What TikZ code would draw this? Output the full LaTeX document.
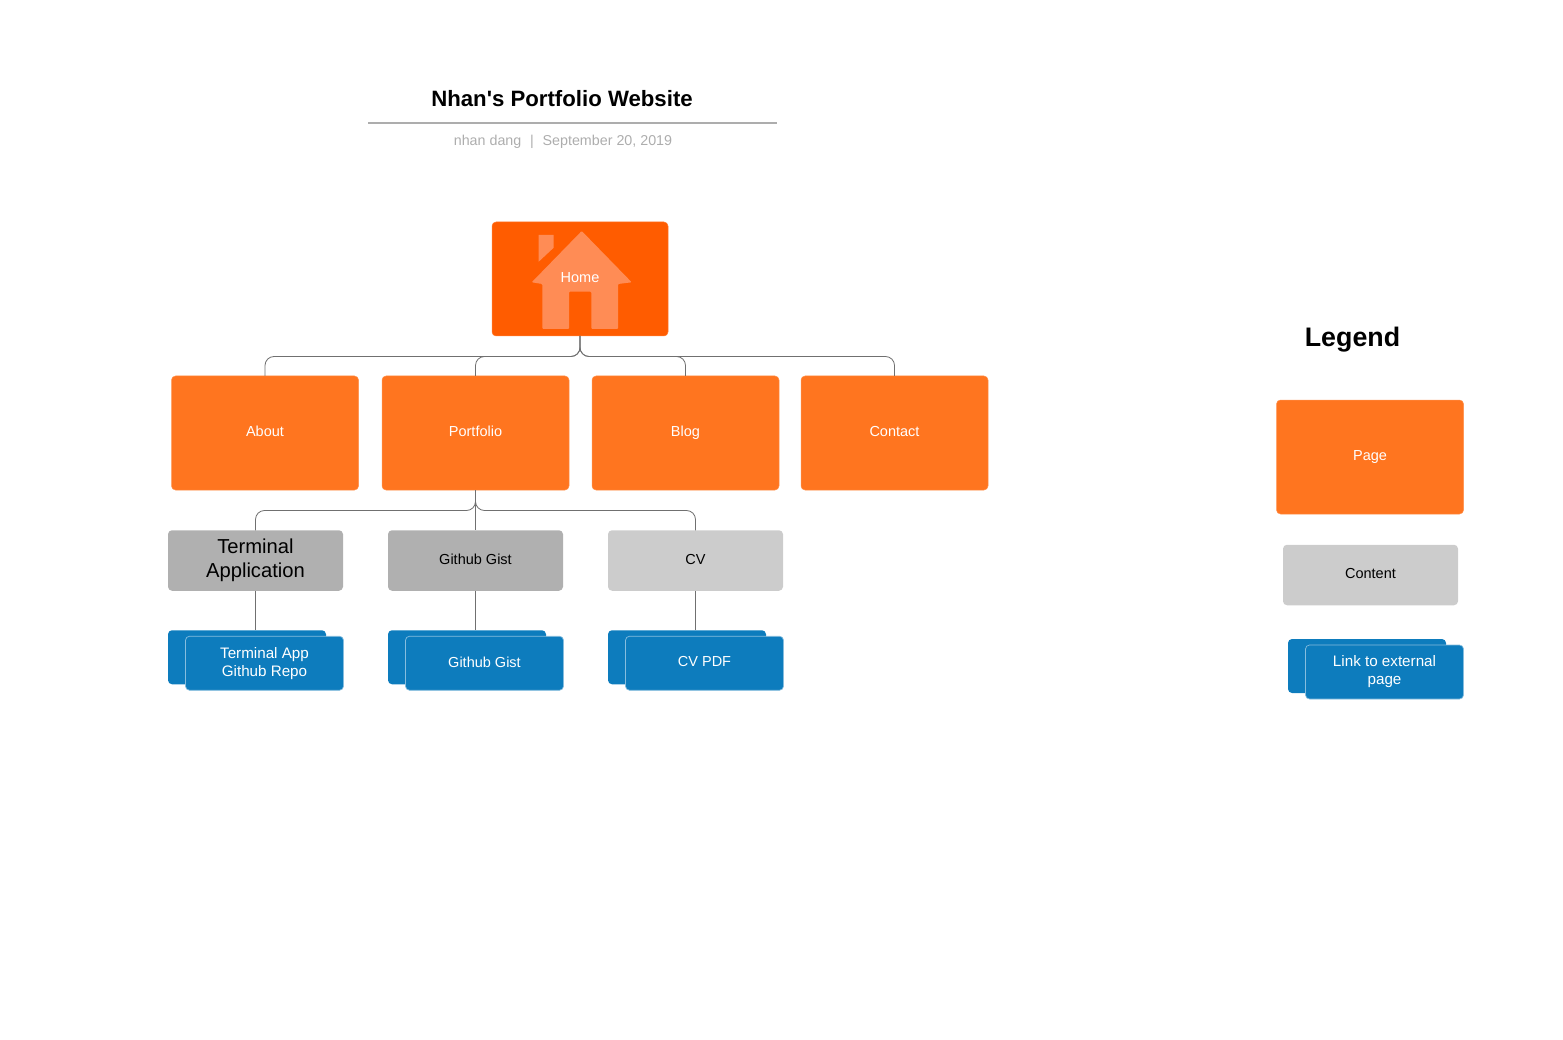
\documentclass[tikz,border=0pt]{standalone}
\usepackage{fontspec}
\setmainfont{Liberation Sans}
\newfontfamily\titlefont{Liberation Sans}
\usepackage{tikz}
\usetikzlibrary{positioning}
\definecolor{homeorange}{HTML}{FF5C00}
\definecolor{houseorange}{HTML}{FF8C55}
\definecolor{pageorange}{HTML}{FF751F}
\definecolor{darkcontent}{HTML}{B0B0B0}
\definecolor{lightcontent}{HTML}{CCCCCC}
\definecolor{linkblue}{HTML}{0D7CBD}
\definecolor{connector}{HTML}{707070}
\definecolor{subtitle}{HTML}{ADADAD}
\newcommand{\bodysize}{\fontsize{14.5}{18}\selectfont}
\newcommand{\linksize}{\fontsize{15.2}{18}\selectfont}
\tikzset{
	box/.style={rounded corners=4pt, inner sep=0pt, outer sep=0pt, align=center, font=\bodysize, execute at end node=\vphantom{g}},
	homebox/.style={box, fill=homeorange, draw=homeorange!80!white, line width=0.5pt, text=white, minimum width=176pt, minimum height=114pt},
	pagebox/.style={box, fill=pageorange, draw=pageorange!80!white, line width=0.5pt, text=white, minimum width=187pt, minimum height=114pt},
	contentbox/.style={box, text=black, minimum width=175pt, minimum height=60.5pt},
	linkback/.style={box, fill=linkblue, minimum width=158pt, minimum height=54pt},
	linkfront/.style={box, fill=linkblue, draw=linkblue!50!white, line width=0.7pt, text=white, minimum width=158pt, minimum height=54pt},
	wire/.style={draw=connector, line width=0.8pt, rounded corners=9pt},
}
\begin{document}
\begin{tikzpicture}[x=1pt,y=-1pt]
		\useasboundingbox (0,0) rectangle (1563,1040);
		
		% Title block
		\node[font=\titlefont\fontsize{22.2}{26}\selectfont\bfseries] (title) at (562,98.5) {Nhan's Portfolio Website};
		\coordinate (ruleleft) at (368,123);
		\coordinate (ruleright) at (777,123);
		\draw[draw=subtitle, line width=1.2pt] (ruleleft) -- (ruleright);
		\node[font=\fontsize{14.3}{18}\selectfont, text=subtitle] (byline) at (563,142) {nhan dang\, \,|\, \,September 20, 2019};
		
		% Define nodes
		\node[homebox] (home) at (580,279) {};
		\fill[houseorange, rounded corners=1pt] (581.7,231) -- (631.7,282.3) -- (618,284) -- (618,329) -- (591.3,329) -- (591.3,291.7) -- (569,291.7) -- (569,329) -- (542.3,329) -- (542.3,284) -- (531.7,282.3) -- cycle;
		\fill[houseorange] (538.7,235) -- (553.7,235) -- (553.7,247.7) -- (538.7,261.7) -- cycle;
		\node[font=\bodysize, text=white] (homelabel) at (580,277.5) {Home};
		
		\node[pagebox] (about) at (265,433) {About};
		\node[pagebox, right=23.5pt of about] (portfolio) {Portfolio};
		\node[pagebox, right=23pt of portfolio] (blog) {Blog};
		\node[pagebox, right=22pt of blog] (contact) {Contact};
		
		\node[contentbox, fill=darkcontent, font=\fontsize{20.2}{24}\selectfont] (terminal) at (255.5,560.5) {Terminal\\Application};
		\node[contentbox, fill=darkcontent, right=45pt of terminal] (gist) {Github Gist};
		\node[contentbox, fill=lightcontent, right=45pt of gist] (cv) {CV};
		
		\node[linkback, below right=39.5pt and 0pt of terminal.south west] (terminalback) {};
		\node[linkfront, font=\linksize, below left=45.5pt and -0.5pt of terminal.south east] (terminalrepo) {Terminal App\\Github Repo};
		\node[linkback, below right=39.5pt and 0pt of gist.south west] (gistback) {};
		\node[linkfront, below left=45.5pt and -0.5pt of gist.south east] (gistlink) {Github Gist};
		\node[linkback, below right=39.5pt and 0pt of cv.south west] (cvback) {};
		\node[linkfront, below left=45.5pt and -0.5pt of cv.south east] (cvlink) {CV PDF};
		
		% Legend
		\node[font=\fontsize{26.8}{32}\selectfont\bfseries] (legend) at (1352.5,339.5) {Legend};
		\node[pagebox] (pagekey) at (1370,457) {Page};
		\node[contentbox, fill=lightcontent] (contentkey) at (1370.5,575) {Content};
		\node[linkback] (linkkeyback) at (1367,666) {};
		\node[linkfront, font=\linksize] (linkkey) at (1384.5,672) {Link to external\\page};
		
		% Connect the nodes
		\coordinate (homebus) at (580,356.5);
		\coordinate (pagebus) at (475.5,510.5);
		\draw[wire] (home.south) -- (homebus) -| (about.north);
		\draw[wire] (home.south) -- (homebus) -| (portfolio.north);
		\draw[wire] (home.south) -- (homebus) -| (blog.north);
		\draw[wire] (home.south) -- (homebus) -| (contact.north);
		\draw[wire] (portfolio.south) -- (pagebus) -| (terminal.north);
		\draw[wire] (portfolio.south) -- (gist.north);
		\draw[wire] (portfolio.south) -- (pagebus) -| (cv.north);
		\draw[wire] (terminal.south) -- (terminal.south |- terminalback.north);
		\draw[wire] (gist.south) -- (gist.south |- gistback.north);
		\draw[wire] (cv.south) -- (cv.south |- cvback.north);
	\end{tikzpicture}
\end{document}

※ ※ ※

» Stated exercise
Set the pictures aside and transcribe the data above exactly.

» Result
What TikZ code would draw this? Output the full LaTeX document.
\documentclass[tikz,border=0pt]{standalone}
\usepackage{fontspec}
\setmainfont{Liberation Sans}
\newfontfamily\titlefont{Liberation Sans}
\usepackage{tikz}
\usetikzlibrary{positioning}
\definecolor{homeorange}{HTML}{FF5C00}
\definecolor{houseorange}{HTML}{FF8C55}
\definecolor{pageorange}{HTML}{FF751F}
\definecolor{darkcontent}{HTML}{B0B0B0}
\definecolor{lightcontent}{HTML}{CCCCCC}
\definecolor{linkblue}{HTML}{0D7CBD}
\definecolor{connector}{HTML}{707070}
\definecolor{subtitle}{HTML}{ADADAD}
\newcommand{\bodysize}{\fontsize{14.5}{18}\selectfont}
\newcommand{\linksize}{\fontsize{15.2}{18}\selectfont}
\tikzset{
	box/.style={rounded corners=4pt, inner sep=0pt, outer sep=0pt, align=center, font=\bodysize, execute at end node=\vphantom{g}},
	homebox/.style={box, fill=homeorange, draw=homeorange!80!white, line width=0.5pt, text=white, minimum width=176pt, minimum height=114pt},
	pagebox/.style={box, fill=pageorange, draw=pageorange!80!white, line width=0.5pt, text=white, minimum width=187pt, minimum height=114pt},
	contentbox/.style={box, text=black, minimum width=175pt, minimum height=60.5pt},
	linkback/.style={box, fill=linkblue, minimum width=158pt, minimum height=54pt},
	linkfront/.style={box, fill=linkblue, draw=linkblue!50!white, line width=0.7pt, text=white, minimum width=158pt, minimum height=54pt},
	wire/.style={draw=connector, line width=0.8pt, rounded corners=9pt},
}
\begin{document}
\begin{tikzpicture}[x=1pt,y=-1pt]
		\useasboundingbox (0,0) rectangle (1563,1040);
		
		% Title block
		\node[font=\titlefont\fontsize{22.2}{26}\selectfont\bfseries] (title) at (562,98.5) {Nhan's Portfolio Website};
		\coordinate (ruleleft) at (368,123);
		\coordinate (ruleright) at (777,123);
		\draw[draw=subtitle, line width=1.2pt] (ruleleft) -- (ruleright);
		\node[font=\fontsize{14.3}{18}\selectfont, text=subtitle] (byline) at (563,142) {nhan dang\, \,|\, \,September 20, 2019};
		
		% Define nodes
		\node[homebox] (home) at (580,279) {};
		\fill[houseorange, rounded corners=1pt] (581.7,231) -- (631.7,282.3) -- (618,284) -- (618,329) -- (591.3,329) -- (591.3,291.7) -- (569,291.7) -- (569,329) -- (542.3,329) -- (542.3,284) -- (531.7,282.3) -- cycle;
		\fill[houseorange] (538.7,235) -- (553.7,235) -- (553.7,247.7) -- (538.7,261.7) -- cycle;
		\node[font=\bodysize, text=white] (homelabel) at (580,277.5) {Home};
		
		\node[pagebox] (about) at (265,433) {About};
		\node[pagebox, right=23.5pt of about] (portfolio) {Portfolio};
		\node[pagebox, right=23pt of portfolio] (blog) {Blog};
		\node[pagebox, right=22pt of blog] (contact) {Contact};
		
		\node[contentbox, fill=darkcontent, font=\fontsize{20.2}{24}\selectfont] (terminal) at (255.5,560.5) {Terminal\\Application};
		\node[contentbox, fill=darkcontent, right=45pt of terminal] (gist) {Github Gist};
		\node[contentbox, fill=lightcontent, right=45pt of gist] (cv) {CV};
		
		\node[linkback, below right=39.5pt and 0pt of terminal.south west] (terminalback) {};
		\node[linkfront, font=\linksize, below left=45.5pt and -0.5pt of terminal.south east] (terminalrepo) {Terminal App\\Github Repo};
		\node[linkback, below right=39.5pt and 0pt of gist.south west] (gistback) {};
		\node[linkfront, below left=45.5pt and -0.5pt of gist.south east] (gistlink) {Github Gist};
		\node[linkback, below right=39.5pt and 0pt of cv.south west] (cvback) {};
		\node[linkfront, below left=45.5pt and -0.5pt of cv.south east] (cvlink) {CV PDF};
		
		% Legend
		\node[font=\fontsize{26.8}{32}\selectfont\bfseries] (legend) at (1352.5,339.5) {Legend};
		\node[pagebox] (pagekey) at (1370,457) {Page};
		\node[contentbox, fill=lightcontent] (contentkey) at (1370.5,575) {Content};
		\node[linkback] (linkkeyback) at (1367,666) {};
		\node[linkfront, font=\linksize] (linkkey) at (1384.5,672) {Link to external\\page};
		
		% Connect the nodes
		\coordinate (homebus) at (580,356.5);
		\coordinate (pagebus) at (475.5,510.5);
		\draw[wire] (home.south) -- (homebus) -| (about.north);
		\draw[wire] (home.south) -- (homebus) -| (portfolio.north);
		\draw[wire] (home.south) -- (homebus) -| (blog.north);
		\draw[wire] (home.south) -- (homebus) -| (contact.north);
		\draw[wire] (portfolio.south) -- (pagebus) -| (terminal.north);
		\draw[wire] (portfolio.south) -- (gist.north);
		\draw[wire] (portfolio.south) -- (pagebus) -| (cv.north);
		\draw[wire] (terminal.south) -- (terminal.south |- terminalback.north);
		\draw[wire] (gist.south) -- (gist.south |- gistback.north);
		\draw[wire] (cv.south) -- (cv.south |- cvback.north);
	\end{tikzpicture}
\end{document}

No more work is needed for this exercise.